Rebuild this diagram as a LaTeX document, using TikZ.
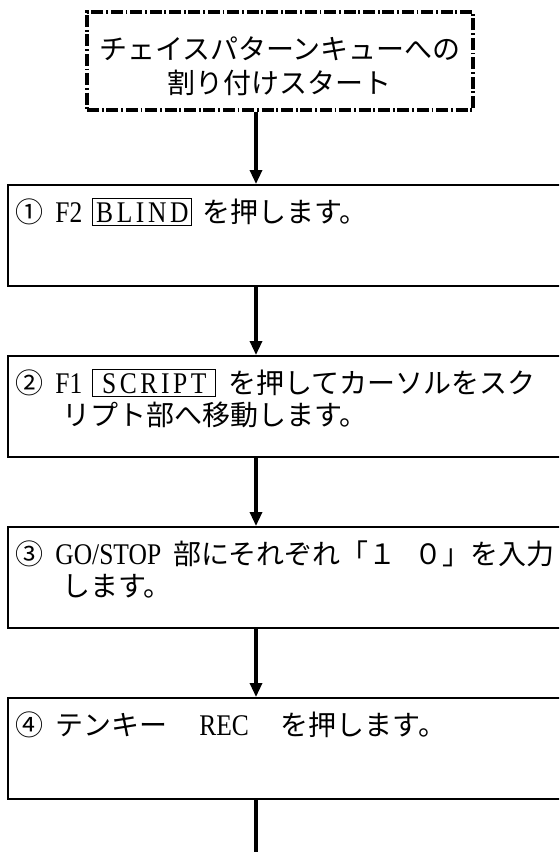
\documentclass[tikz,border=0pt]{standalone}
\usepackage{fontspec}
\setmainfont{Noto Sans CJK JP}
\newfontfamily\latinfont[FakeStretch=0.85]{Liberation Serif}
\usetikzlibrary{arrows.meta}

\newcommand\lat[1]{{\latinfont\fontsize{15pt}{16pt}\selectfont #1}}
\newcommand\keycap[2]{{\setlength\fboxsep{1.5pt}\setlength\fboxrule{0.5pt}\fbox{\makebox[#1][c]{\lat{\addfontfeature{LetterSpace=12}#2}}}}}

\tikzset{
  stepbox/.style={draw, line width=0.9pt, minimum width=282pt, minimum height=50.5pt, anchor=north west, inner sep=0pt},
  startbox/.style={draw, line width=2pt, dash pattern=on 6pt off 1.4pt on 0.9pt off 1.4pt, minimum width=193pt, minimum height=49pt, align=center, font=\fontsize{14pt}{17pt}\selectfont},
  steptext/.style={anchor=base west, inner sep=0pt, font=\fontsize{14pt}{16pt}\selectfont},
  flow/.style={line width=1.6pt, -{Triangle[length=7pt,width=6pt]}}
}

\begin{document}
\begin{tikzpicture}[x=0.5pt, y=-0.5pt]
  \clip (0,0) rectangle (559,852);

  % Start box
  \node[startbox] (start) at (280,61) {\rule{0pt}{17pt}チェイスパターンキューへの\\割り付けスタート};

  % Step boxes
  \foreach \i/\top in {1/184, 2/355, 3/526, 4/697} {
    \node[stepbox] (step\i) at (7,\top) {};
  }

  % Step texts
  \node[steptext] (t1a) at (15,222) {①\hspace{6pt}\lat{F2}\hspace{5pt}\keycap{46pt}{BLIND}\hspace{5pt}を押します。};
  \node[steptext] (t2a) at (15,393) {②\hspace{6pt}\lat{F1}\hspace{5pt}\keycap{58pt}{SCRIPT}\hspace{6pt}を押してカーソルをスク};
  \node[steptext] (t2b) at (62,425) {リプト部へ移動します。};
  \node[steptext] (t3a) at (15,564) {③\hspace{6pt}\lat{GO/STOP}\hspace{6pt}部にそれぞれ「１\hspace{9pt}０」を入力};
  \node[steptext] (t3b) at (62,596) {します。};
  \node[steptext] (t4a) at (15,735) {④\hspace{6pt}テンキー\hspace{16pt}\lat{REC}\hspace{16pt}を押します。};

  % Flow line
  \coordinate (spine) at (256,0);
  \coordinate (tail) at (256,860);
  \draw[flow] (start.south -| spine) -- (step1.north -| spine);
  \foreach \a/\b in {1/2, 2/3, 3/4}
    \draw[flow] (step\a.south -| spine) -- (step\b.north -| spine);
  \draw[line width=1.6pt] (step4.south -| spine) -- (tail);
\end{tikzpicture}
\end{document}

────────────────────────────────────────

What to produce: Up to and including the line with "(start) at (280,61)", copy the data above from its first line. Skip pictures.

Complete response:
Rebuild this diagram as a LaTeX document, using TikZ.
\documentclass[tikz,border=0pt]{standalone}
\usepackage{fontspec}
\setmainfont{Noto Sans CJK JP}
\newfontfamily\latinfont[FakeStretch=0.85]{Liberation Serif}
\usetikzlibrary{arrows.meta}

\newcommand\lat[1]{{\latinfont\fontsize{15pt}{16pt}\selectfont #1}}
\newcommand\keycap[2]{{\setlength\fboxsep{1.5pt}\setlength\fboxrule{0.5pt}\fbox{\makebox[#1][c]{\lat{\addfontfeature{LetterSpace=12}#2}}}}}

\tikzset{
  stepbox/.style={draw, line width=0.9pt, minimum width=282pt, minimum height=50.5pt, anchor=north west, inner sep=0pt},
  startbox/.style={draw, line width=2pt, dash pattern=on 6pt off 1.4pt on 0.9pt off 1.4pt, minimum width=193pt, minimum height=49pt, align=center, font=\fontsize{14pt}{17pt}\selectfont},
  steptext/.style={anchor=base west, inner sep=0pt, font=\fontsize{14pt}{16pt}\selectfont},
  flow/.style={line width=1.6pt, -{Triangle[length=7pt,width=6pt]}}
}

\begin{document}
\begin{tikzpicture}[x=0.5pt, y=-0.5pt]
  \clip (0,0) rectangle (559,852);

  % Start box
  \node[startbox] (start) at (280,61) {\rule{0pt}{17pt}チェイスパターンキューへの\\割り付けスタート};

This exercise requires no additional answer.